1. Field of the Invention
The present invention relates to mobile telephones and more particularly to mobile telephones such as on-vehicle telephones for use in automobile telephone systems or the like, portable telephones, and on-vehicle portable telephones.
2. Description of the Prior Art
FIG. 1 is a block diagram showing a prior art frequency synthesizer for a mobile telephone described, for example, in the Transactions of National Conference of Institute of Electronics and Communication Engineers of Japan, Communications Section, Vol. No. 447, 1986, pp. 2-265. Referring to the figure, reference numeral 1 denotes a power source which is connected to a switch 2a for switching the power source 1 by receiving an intermittent signal output through intermittent control portion 60. 53 denotes a phase comparator for comparing phases of output signals from frequency dividers 58 and 59, and outputting an error signal to a charge pump 54. 55 denotes a loop filter through which the charge pump signal is transmitted to a voltage controlled oscillator (VCO) 56, 57 denotes a prescaler, 58 denotes a variable frequency divider for dividing an output signal of the prescaler 57, 59 denotes a reference frequency divider for generating a reference frequency, 60 denotes the intermittent control portion for controlling the intermittent signal, 61 denotes a zero-phase detector for detecting the instant the phase between the output signal of the prescaler 57 and the reference signal becomes zero, and 62 denotes an initial setting pulse generator for initializing the reference frequency divider 59 and the variable frequency divider 58.

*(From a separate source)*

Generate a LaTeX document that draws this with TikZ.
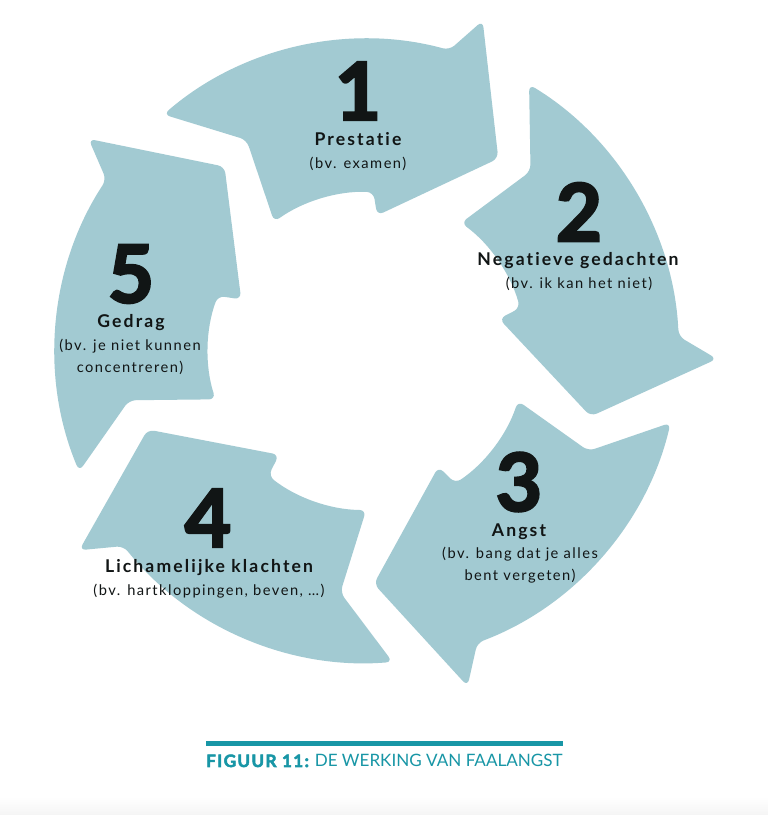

Operation will be described below.
Generally, a frequency synthesizer includes a plurality of frequency dividers 58, 59, and when the loop is in a phase-locked state, the outputs of these frequency dividers 58, 59 are in synchronism at a certain phase difference. However, since the frequency dividers 58, 59 are each formed by a plurality of flip-flops, the relative phase between the outputs of the frequency dividers 58, 59 becomes unstable immediately after power is turned on again after the power has been turned off. Hence, a large error signal is outputted from the phase comparator 53 at this instant, whereby a frequency jump, that is, a momentary-great jump of the frequency of the VCO 56, occurs and makes signal reception impossible. To solve this problem, there have been devised various approaches both in software and hardware.
FIG. 2 shows the timing between a format of data received in a stand-by state and an intermittent signal controlling a frequency synthesizer in the U.S. 800 MHz band mobile radiotelephone system (EIA, IS - 19). According to standards in the system, in the standby state only A-words or only B-words may be read dependent on whether an even or odd telephone number has been assigned to the mobile telephone. Control words A and B are generated from a base station and instruct the controller to switch to a particular frequency dependent on various reception conditions. If the frequency jump period is not longer than 4.4 ms when power is turned on again by the intermittent signal being applied as shown in FIG. 2, there is no problem in receiving data. The design of hardware to satisfy the above described condition is indicated in FIG. 1. When power is turned on again, the instant the momentary phase between the output signal of the prescaler 57 and the reference signal becomes zero as detected by the zero-phase detector 61, the reference frequency divider 59 and variable frequency divider 58 are initialized by setting pulse generator 62, thereby preventing a large phase error signal. Meanwhile, the portion enclosed by one-dot chain line in FIG. 1, which is composed of a CMOS LSI, is continuously powered.
Since prior art mobile telephones are constructed as described above, a zero-phase detector 61 and a phase-locked loop with an intermittent operation controlling function have been used and the construction has therefore been complex and expensive. There have also been problems in that a frequency drift occurs when the phase-locked loop ceases operation and a large change in the frequency is caused specifically by vibration or the like. Further, since the signal receiving portion and the VCO, high-frequency amplifier, etc., of the frequency synthesizer are continuously powered, namely, operated without intermission, there has been a problem that power consumption has been excessively high.